## Goal of the exercise
Set down the data below without change, skipping the pictures it holds.

## Supplied data
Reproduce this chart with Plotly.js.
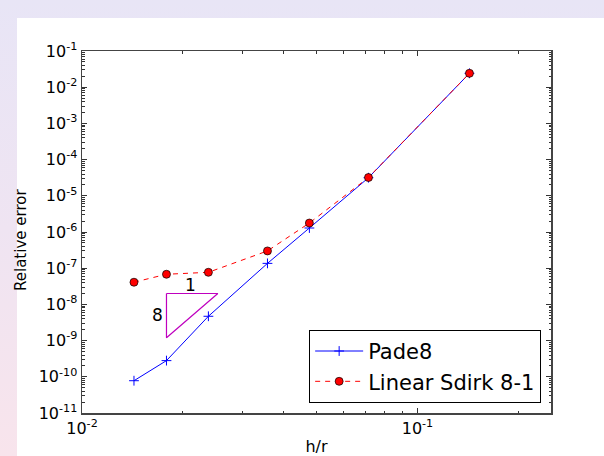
<!DOCTYPE html>
<html>
<head>
<meta charset="utf-8">
<script src="https://cdn.plot.ly/plotly-3.0.1.min.js"></script>
<style>
  html, body { margin: 0; padding: 0; }
  body {
    width: 604px; height: 456px; overflow: hidden;
    background: linear-gradient(180deg, #e8e5f6 0%, #efe4f2 50%, #f8e4ec 100%);
    position: relative;
  }
  #bg { position: absolute; left: 17px; top: 18px; width: 587px; height: 438px; background: #fff; }
  #plot { position: absolute; left: 0; top: 0; width: 604px; height: 456px; }
</style>
</head>
<body>
<div id="bg"></div>
<div id="plot"></div>
<script>
// h/r values
const hr = [1/70, 1/56, 1/42, 1/28, 1/21, 1/14, 1/7];
// Relative error, Pade8
const pade8 = [7.8e-11, 2.8e-10, 4.7e-9, 1.36e-7, 1.29e-6, 3.16e-5, 2.42e-2];
// Relative error, Linear Sdirk 8-1
const sdirk = [4.1e-8, 6.8e-8, 7.7e-8, 3.0e-7, 1.77e-6, 3.2e-5, 2.42e-2];
// Slope triangle (order 8)
const triX = [1/56, 0.0254, 1/56, 1/56];
const triY = [2e-8, 2e-8, 2e-8 / Math.pow(0.0254 * 56, 8), 2e-8];
// Tick decades
const xDecades = [-2, -1];
const yDecades = [-11, -10, -9, -8, -7, -6, -5, -4, -3, -2, -1];

const font = 'DejaVu Sans, Liberation Sans, sans-serif';

function majorVals(decs) { return decs.map(d => Math.pow(10, d)); }
function majorText(decs) { return decs.map(d => '10<sup>' + String(d) + '</sup>'); }
function minorVals(decs) {
  const out = [];
  for (let i = 0; i < decs.length; i++) {
    for (let m = 2; m <= 9; m++) out.push(m * Math.pow(10, decs[i]));
  }
  return out;
}

const traces = [
  {
    x: hr, y: pade8, name: 'Pade8', type: 'scatter', mode: 'lines+markers',
    line: {color: '#0000ff', width: 1},
    marker: {symbol: 'cross-thin-open', size: 7, color: '#0000ff', line: {color: '#0000ff', width: 1}}
  },
  {
    x: hr, y: sdirk, name: 'Linear Sdirk 8-1', type: 'scatter', mode: 'lines+markers',
    line: {color: '#ff0000', width: 1, dash: '5px,5px'},
    marker: {symbol: 'circle', size: 8, color: '#ff0000', line: {color: '#000000', width: 0.7}}
  },
  {
    x: triX, y: triY, type: 'scatter', mode: 'lines', showlegend: false, hoverinfo: 'skip',
    line: {color: '#bf00bf', width: 1.2}
  }
];

const axisCommon = {
  type: 'log', showgrid: false, zeroline: false,
  showline: true, linecolor: '#444', linewidth: 1.5, mirror: 'allticks',
  ticks: 'inside', ticklen: 5, tickwidth: 1, tickcolor: '#333',
  tickmode: 'array',
  tickfont: {family: font, size: 16, color: '#000'}
};

const layout = {
  width: 604, height: 456,
  margin: {l: 82, r: 53, t: 51, b: 43},
  paper_bgcolor: 'rgba(0,0,0,0)', plot_bgcolor: '#ffffff',
  showlegend: true,
  xaxis: Object.assign({}, axisCommon, {
    range: [-2, Math.log10(0.25)],
    tickvals: majorVals(xDecades), ticktext: majorText(xDecades),
    minor: {tickmode: 'array', tickvals: minorVals(xDecades), ticks: 'inside',
            ticklen: 2.5, tickwidth: 1, tickcolor: '#333', showgrid: false},
    title: {text: 'h/r', font: {family: font, size: 16, color: '#000'}, standoff: 6}
  }),
  yaxis: Object.assign({}, axisCommon, {
    range: [-11, -1],
    tickvals: majorVals(yDecades), ticktext: majorText(yDecades),
    minor: {tickmode: 'array', tickvals: minorVals(yDecades), ticks: 'inside',
            ticklen: 2.5, tickwidth: 1, tickcolor: '#333', showgrid: false}
  }),
  legend: {
    x: 0.979, y: 0.028, xanchor: 'right', yanchor: 'bottom',
    bgcolor: '#ffffff', bordercolor: '#000000', borderwidth: 1,
    font: {family: font, size: 21, color: '#000'},
    tracegroupgap: 0, itemwidth: 48
  },
  annotations: [
    {xref: 'paper', yref: 'paper', x: 0, y: 0.5, xanchor: 'center', yanchor: 'middle',
     xshift: -61, yshift: -8, textangle: -90, text: 'Relative error', showarrow: false,
     font: {family: font, size: 15, color: '#000'}},
    {x: Math.log10(0.021), y: Math.log10(3.43e-8), text: '1', showarrow: false,
     font: {family: font, size: 17, color: '#000'}},
    {x: Math.log10(0.01682), y: Math.log10(5.09e-9), text: '8', showarrow: false,
     font: {family: font, size: 17, color: '#000'}}
  ]
};

Plotly.newPlot('plot', traces, layout, {displayModeBar: false, staticPlot: true});
</script>
</body>
</html>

## Complete answer
Reproduce this chart with Plotly.js.
<!DOCTYPE html>
<html>
<head>
<meta charset="utf-8">
<script src="https://cdn.plot.ly/plotly-3.0.1.min.js"></script>
<style>
  html, body { margin: 0; padding: 0; }
  body {
    width: 604px; height: 456px; overflow: hidden;
    background: linear-gradient(180deg, #e8e5f6 0%, #efe4f2 50%, #f8e4ec 100%);
    position: relative;
  }
  #bg { position: absolute; left: 17px; top: 18px; width: 587px; height: 438px; background: #fff; }
  #plot { position: absolute; left: 0; top: 0; width: 604px; height: 456px; }
</style>
</head>
<body>
<div id="bg"></div>
<div id="plot"></div>
<script>
// h/r values
const hr = [1/70, 1/56, 1/42, 1/28, 1/21, 1/14, 1/7];
// Relative error, Pade8
const pade8 = [7.8e-11, 2.8e-10, 4.7e-9, 1.36e-7, 1.29e-6, 3.16e-5, 2.42e-2];
// Relative error, Linear Sdirk 8-1
const sdirk = [4.1e-8, 6.8e-8, 7.7e-8, 3.0e-7, 1.77e-6, 3.2e-5, 2.42e-2];
// Slope triangle (order 8)
const triX = [1/56, 0.0254, 1/56, 1/56];
const triY = [2e-8, 2e-8, 2e-8 / Math.pow(0.0254 * 56, 8), 2e-8];
// Tick decades
const xDecades = [-2, -1];
const yDecades = [-11, -10, -9, -8, -7, -6, -5, -4, -3, -2, -1];

const font = 'DejaVu Sans, Liberation Sans, sans-serif';

function majorVals(decs) { return decs.map(d => Math.pow(10, d)); }
function majorText(decs) { return decs.map(d => '10<sup>' + String(d) + '</sup>'); }
function minorVals(decs) {
  const out = [];
  for (let i = 0; i < decs.length; i++) {
    for (let m = 2; m <= 9; m++) out.push(m * Math.pow(10, decs[i]));
  }
  return out;
}

const traces = [
  {
    x: hr, y: pade8, name: 'Pade8', type: 'scatter', mode: 'lines+markers',
    line: {color: '#0000ff', width: 1},
    marker: {symbol: 'cross-thin-open', size: 7, color: '#0000ff', line: {color: '#0000ff', width: 1}}
  },
  {
    x: hr, y: sdirk, name: 'Linear Sdirk 8-1', type: 'scatter', mode: 'lines+markers',
    line: {color: '#ff0000', width: 1, dash: '5px,5px'},
    marker: {symbol: 'circle', size: 8, color: '#ff0000', line: {color: '#000000', width: 0.7}}
  },
  {
    x: triX, y: triY, type: 'scatter', mode: 'lines', showlegend: false, hoverinfo: 'skip',
    line: {color: '#bf00bf', width: 1.2}
  }
];

const axisCommon = {
  type: 'log', showgrid: false, zeroline: false,
  showline: true, linecolor: '#444', linewidth: 1.5, mirror: 'allticks',
  ticks: 'inside', ticklen: 5, tickwidth: 1, tickcolor: '#333',
  tickmode: 'array',
  tickfont: {family: font, size: 16, color: '#000'}
};

const layout = {
  width: 604, height: 456,
  margin: {l: 82, r: 53, t: 51, b: 43},
  paper_bgcolor: 'rgba(0,0,0,0)', plot_bgcolor: '#ffffff',
  showlegend: true,
  xaxis: Object.assign({}, axisCommon, {
    range: [-2, Math.log10(0.25)],
    tickvals: majorVals(xDecades), ticktext: majorText(xDecades),
    minor: {tickmode: 'array', tickvals: minorVals(xDecades), ticks: 'inside',
            ticklen: 2.5, tickwidth: 1, tickcolor: '#333', showgrid: false},
    title: {text: 'h/r', font: {family: font, size: 16, color: '#000'}, standoff: 6}
  }),
  yaxis: Object.assign({}, axisCommon, {
    range: [-11, -1],
    tickvals: majorVals(yDecades), ticktext: majorText(yDecades),
    minor: {tickmode: 'array', tickvals: minorVals(yDecades), ticks: 'inside',
            ticklen: 2.5, tickwidth: 1, tickcolor: '#333', showgrid: false}
  }),
  legend: {
    x: 0.979, y: 0.028, xanchor: 'right', yanchor: 'bottom',
    bgcolor: '#ffffff', bordercolor: '#000000', borderwidth: 1,
    font: {family: font, size: 21, color: '#000'},
    tracegroupgap: 0, itemwidth: 48
  },
  annotations: [
    {xref: 'paper', yref: 'paper', x: 0, y: 0.5, xanchor: 'center', yanchor: 'middle',
     xshift: -61, yshift: -8, textangle: -90, text: 'Relative error', showarrow: false,
     font: {family: font, size: 15, color: '#000'}},
    {x: Math.log10(0.021), y: Math.log10(3.43e-8), text: '1', showarrow: false,
     font: {family: font, size: 17, color: '#000'}},
    {x: Math.log10(0.01682), y: Math.log10(5.09e-9), text: '8', showarrow: false,
     font: {family: font, size: 17, color: '#000'}}
  ]
};

Plotly.newPlot('plot', traces, layout, {displayModeBar: false, staticPlot: true});
</script>
</body>
</html>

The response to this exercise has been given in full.